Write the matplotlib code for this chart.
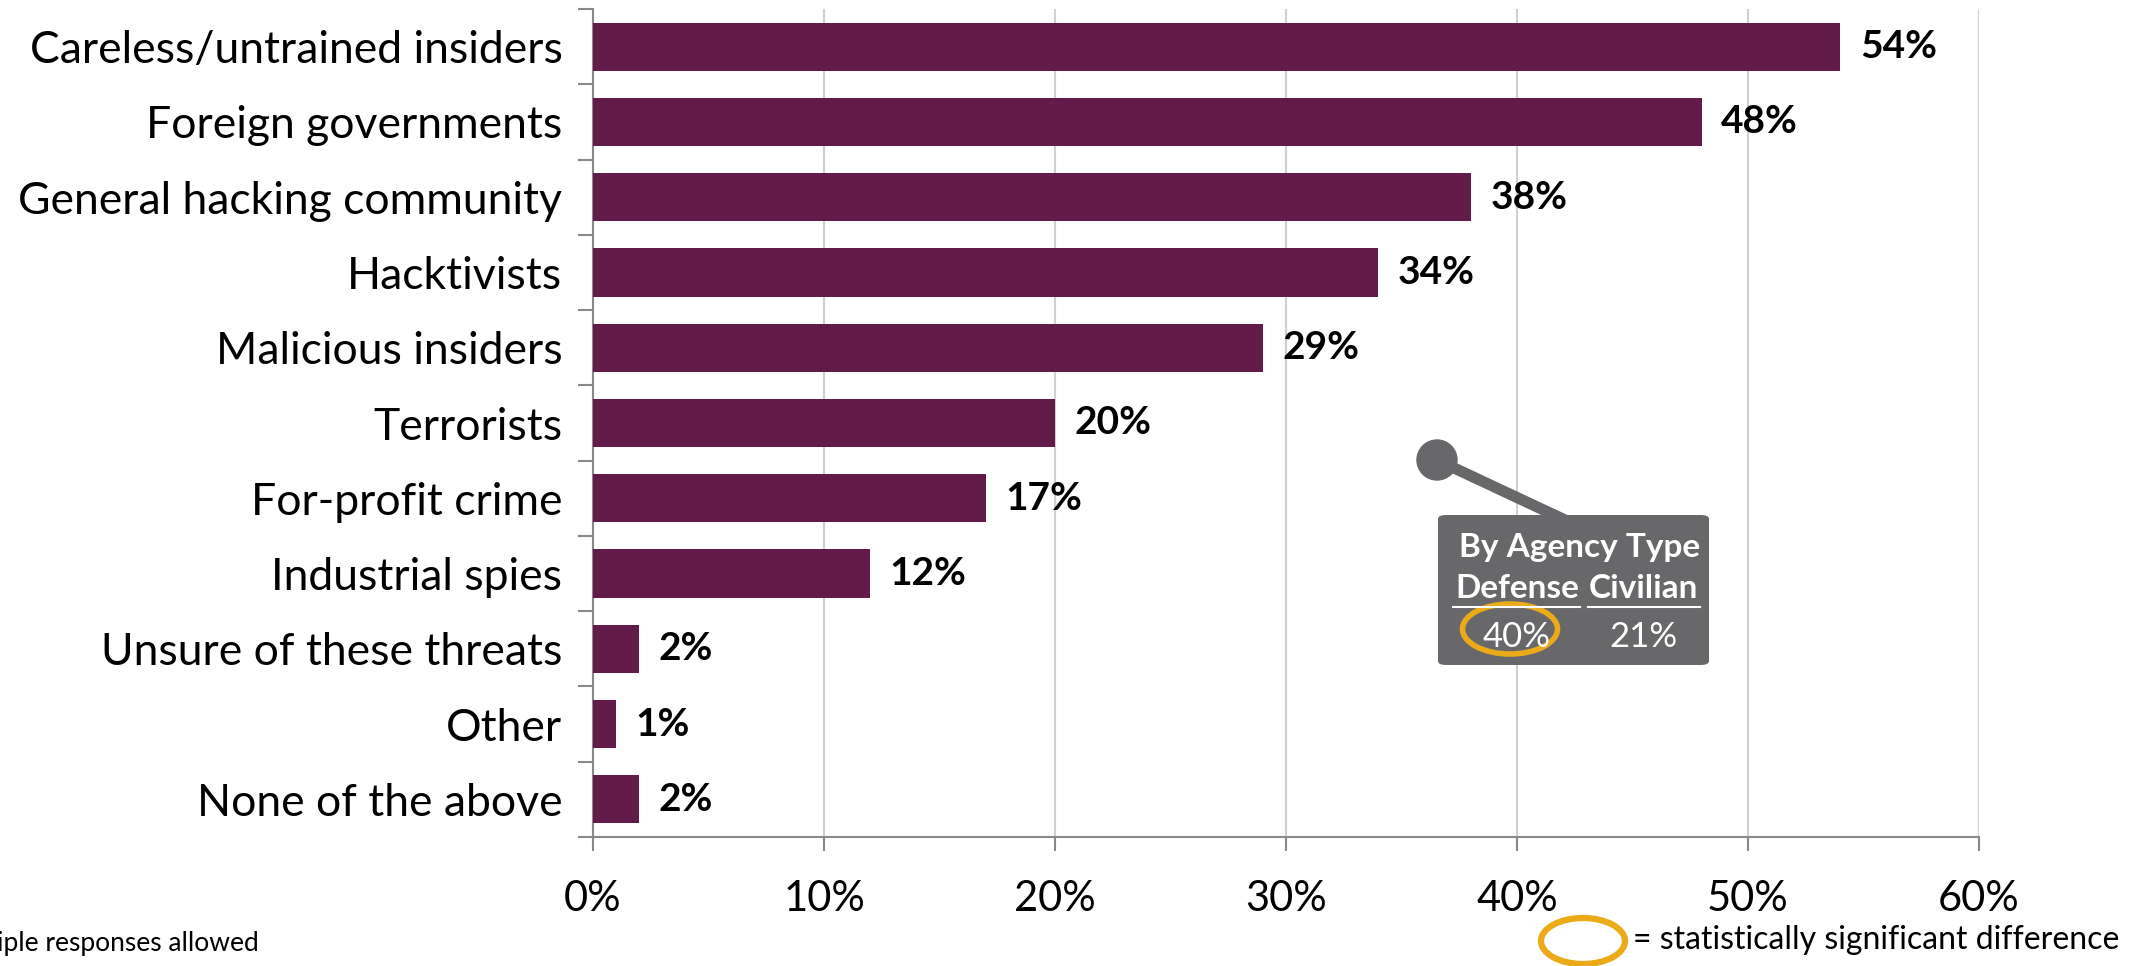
import numpy as np
import matplotlib
matplotlib.use("Agg")
import matplotlib.pyplot as plt
from matplotlib.patches import Ellipse, FancyBboxPatch
from matplotlib.lines import Line2D

plt.rcParams['font.family'] = ['Lato', 'DejaVu Sans']

categories = ["Careless/untrained insiders", "Foreign governments",
              "General hacking community", "Hacktivists", "Malicious insiders",
              "Terrorists", "For-profit crime", "Industrial spies",
              "Unsure of these threats", "Other", "None of the above"]
values = [54, 48, 38, 34, 29, 20, 17, 12, 2, 1, 2]
xticks = [0, 10, 20, 30, 40, 50, 60]

callout_title = "By Agency Type"
callout_groups = ["Defense", "Civilian"]
callout_values = ["40%", "21%"]

W, H = 2151, 966
fig = plt.figure(figsize=(W / 100, H / 100), dpi=100)
ax = fig.add_axes([593 / W, 1 - 837 / H, (1979 - 593) / W, (837 - 9) / H])

bar_color = "#621B4B"
ypos = np.arange(len(categories))
ax.barh(ypos, values, height=0.64, color=bar_color, zorder=3)
ax.set_ylim(len(categories) - 0.5, -0.5)
ax.set_xlim(0, 60)

for y, v in zip(ypos, values):
    ax.annotate(f"{v}%", (v, y), xytext=(14, 0), textcoords="offset points",
                va="center", ha="left", fontsize=28, fontweight="bold")

# y axis: ticks at category boundaries, labels at centers
ax.set_yticks(np.arange(-0.5, len(categories)), minor=False)
ax.set_yticklabels([])
ax.set_yticks(ypos, minor=True)
ax.set_yticklabels(categories, minor=True, fontsize=32)
ax.tick_params(axis="y", which="major", length=11, width=1.5, color="#898989")
ax.tick_params(axis="y", which="minor", length=0, pad=22)

ax.set_xticks(xticks)
ax.set_xticklabels([f"{t}%" for t in xticks], fontsize=30)
ax.tick_params(axis="x", length=10, width=1.5, color="#898989", pad=21)
ax.grid(axis="x", color="#D0D0D0", linewidth=1.5, zorder=0)

for s in ["top", "right"]:
    ax.spines[s].set_visible(False)
for s in ["left", "bottom"]:
    ax.spines[s].set_color("#898989")
    ax.spines[s].set_linewidth(1.5)


def fx(px):
    return px / W


def fy(py):
    return 1 - py / H


gray = "#68686B"
orange = "#EBAA17"

# callout pin and box
fig.add_artist(Line2D([fx(1437), fx(1565)], [fy(460), fy(520)], color=gray,
                      linewidth=8, transform=fig.transFigure))
fig.add_artist(Ellipse((fx(1437), fy(460)), 40 / W, 40 / H, color=gray,
                       transform=fig.transFigure))
fig.add_artist(FancyBboxPatch((fx(1438), fy(665)), (1709 - 1438) / W, (665 - 515) / H,
                              boxstyle="round,pad=0,rounding_size=0.004",
                              facecolor=gray, edgecolor="none",
                              transform=fig.transFigure))
fig.text(fx(1700), fy(548), callout_title, ha="right", va="center",
         fontsize=24, fontweight="bold", color="white")
for cx, g, v in zip([1517, 1643], callout_groups, callout_values):
    fig.text(fx(cx), fy(589), g, ha="center", va="center", fontsize=24,
             fontweight="bold", color="white")
    fig.text(fx(cx), fy(637), v, ha="center", va="center", fontsize=25,
             color="white")
fig.add_artist(Line2D([fx(1453), fx(1580)], [fy(607), fy(607)], color="white",
                      linewidth=1.5, transform=fig.transFigure))
fig.add_artist(Line2D([fx(1588), fx(1700)], [fy(607), fy(607)], color="white",
                      linewidth=1.5, transform=fig.transFigure))
fig.add_artist(Ellipse((fx(1510), fy(629)), 95 / W, 50 / H, facecolor="none",
                       edgecolor=orange, linewidth=4, transform=fig.transFigure))

# legend for the orange ring
fig.add_artist(Ellipse((fx(1583), fy(941)), 84 / W, 46 / H, facecolor="none",
                       edgecolor=orange, linewidth=4.5, transform=fig.transFigure))
fig.text(fx(1633), fy(940), "= statistically significant difference",
         ha="left", va="center", fontsize=23)

fig.text(fx(259), fy(944), "Multiple responses allowed", ha="right",
         va="center", fontsize=19)

fig.savefig("out.png", dpi=100)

::::::::

- WHAT IS NEEDED -
Write down every line from the opening of the listing to the line with "ax.set_xlim(0, 60)", both included, and nothing else; the pictures are omitted.

- RESULT FOR THIS TASK -
Write the matplotlib code for this chart.
import numpy as np
import matplotlib
matplotlib.use("Agg")
import matplotlib.pyplot as plt
from matplotlib.patches import Ellipse, FancyBboxPatch
from matplotlib.lines import Line2D

plt.rcParams['font.family'] = ['Lato', 'DejaVu Sans']

categories = ["Careless/untrained insiders", "Foreign governments",
              "General hacking community", "Hacktivists", "Malicious insiders",
              "Terrorists", "For-profit crime", "Industrial spies",
              "Unsure of these threats", "Other", "None of the above"]
values = [54, 48, 38, 34, 29, 20, 17, 12, 2, 1, 2]
xticks = [0, 10, 20, 30, 40, 50, 60]

callout_title = "By Agency Type"
callout_groups = ["Defense", "Civilian"]
callout_values = ["40%", "21%"]

W, H = 2151, 966
fig = plt.figure(figsize=(W / 100, H / 100), dpi=100)
ax = fig.add_axes([593 / W, 1 - 837 / H, (1979 - 593) / W, (837 - 9) / H])

bar_color = "#621B4B"
ypos = np.arange(len(categories))
ax.barh(ypos, values, height=0.64, color=bar_color, zorder=3)
ax.set_ylim(len(categories) - 0.5, -0.5)
ax.set_xlim(0, 60)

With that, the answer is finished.